Antifa groups have no formal structure or national leadership. Instead they rely on local organizations like By Any Means Necessary, which originated in Detroit, and Rose City Antifa, in Portland, Ore., to engage people in direct action: anything from pressuring venues to cancel events held by white nationalist groups to tracking and exposing racists and neo-Nazis both on- and offline.
But the disruptive presence of antifa at these groups’ public gatherings has drawn the most attention – and criticism. Anarchists, who make up the bulk of antifa affiliates, tend to see the state and its structures as vehicles for oppression. To them, it’s more the streets and less Congress or the courts that serve as a crucial battleground against racist and fascist forces. That kind of thinking, analysts say, can – and sometimes does – lead to physical conflict.
Q: Does this mean the left is becoming more violent?
Not so fast. Many experts warn against conflating “the left” with antifa groups. While the antifa catalog of opposition is broad enough to resonate with progressives who don’t condone violence, even as self-defense, antifa groups make up only a small sliver of progressives and liberals, says Jody Armour, a University of Southern California professor who specializes in race, social justice, and the law.
Even if the focus were narrowed to antifa and the far left, the claim of growing violence still lacks weight, adds Pitcavage at ADL. If anything, he says, violence from the militant left is down from the 20-year period between 1965 and 1985, when groups like the Earth Liberation Front and the Symbionese Liberation Army engaged in brutal attacks and bank robberies. From 2007 to 2016, 372 people were killed by domestic extremists of all stripes, according to ADL data. Of those, only 2 percent were victims of leftist extremists, compared with 74 percent at the hands of right-wing extremists. “Zero were killed by the antifa specifically,” Pitcavage says.

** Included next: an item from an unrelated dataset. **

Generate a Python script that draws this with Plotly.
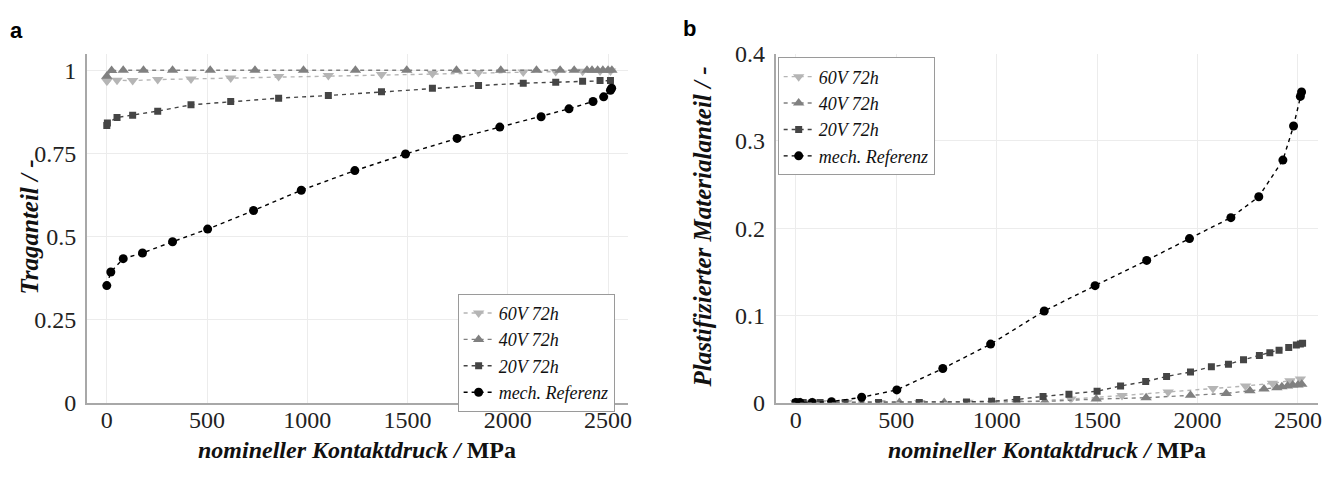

None of this is meant to condone or excuse assault or other forms of violence that antifa groups employ, he and others say. And it is crucial that America remain a place where people of opposing – and even abhorrent – beliefs are able to express them without fear of violence or censorship, Professor Armour says. Which is why the idea of rationalizing violence as a necessary defense against hate can be problematic, he says. “If you start saying that, then self-defense can be used to justify anything.”
But others note it’s also important to distinguish between those who would revive Nazism or call for the return of a predominantly white America, and groups opposing them – even if the tactics the latter employ are questionable. White nationalists’ “vision of democracy is Jim Crow Alabama,” says Cathy Schneider, who teaches urban politics and comparative social movements at American University in Washington. “But I think that [antifa is] not thinking carefully enough about the long-term solution. You’re not going to win a battle in the streets.”